Saturday Night Genealogy Fun: Which Ancestor Lived the Shortest Life?

October is rolling along and it’s time for Saturday Night Genealogy Fun with Randy Seaver on Genea-Musings.

This week’s challenge is an interesting one:

1)  Which of your known ancestors lived the shortest life?  Consider only the last eight generations and those ancestors with a known birth and death date.  Do you know the cause of death?  Was there an obituary?  How many children did s/he have?  How did you figure this out?
I actually knew this off the top of my head.
My ancestors who lived the shortest lives were Oliver Shepley and wife Mary Lakin. I’m including them both because, although there death records say they died from fever, there is no specific type of illness mentioned.

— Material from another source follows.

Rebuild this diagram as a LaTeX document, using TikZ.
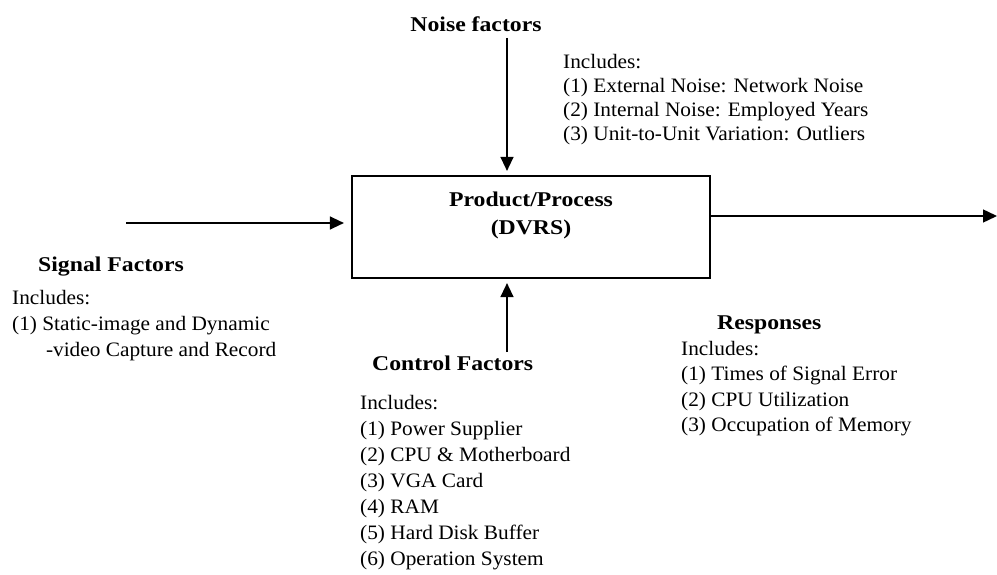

Many years ago, back in 2014, I researched this and wrote about a pestilence that swept through Pepperell in the summer of 1757.
Given that they were both in their young 20s and they died within five days of each other, I believe they died from this pestilence.
Oliver Shepley was born 18 January 1735 in Groton, Middlesex, Massachusetts and died 11 August 1757 in Pepperell, Middlesex, Massachusetts, aged 22 years, 6 months and 23 days.
His wife, Mary Lakin, was born 26 April 1734, also in Groton and predeceased Oliver by five days, dying on 6 August 1757, aged 23 years, 3 months and ten days.
They were the parents of one toddler, my ancestress, Sibbel Shepley, born 19 September 1755 in Groton.
Given the typical birth pattern of a child every two years, I believe that it is very likely that Mary was well along in her second pregnancy when she died and the baby died with her.
Technically, Oliver is my shortest lived ancestor, but Mary is in second place, not places I imagine either one of them wanted to be!
Thanks, Randy, for this week’s challenge. I’m glad I knew the answer without looking it up because I didn’t fancy reading through page by page as you did.

One thought on “Saturday Night Genealogy Fun: Which Ancestor Lived the Shortest Life?”

  1. Reading your post, I learned a new word that I had to look up. Pestilence still doesn’t say what the illness was, though. Seems like it’s a typical epidemic. How sad.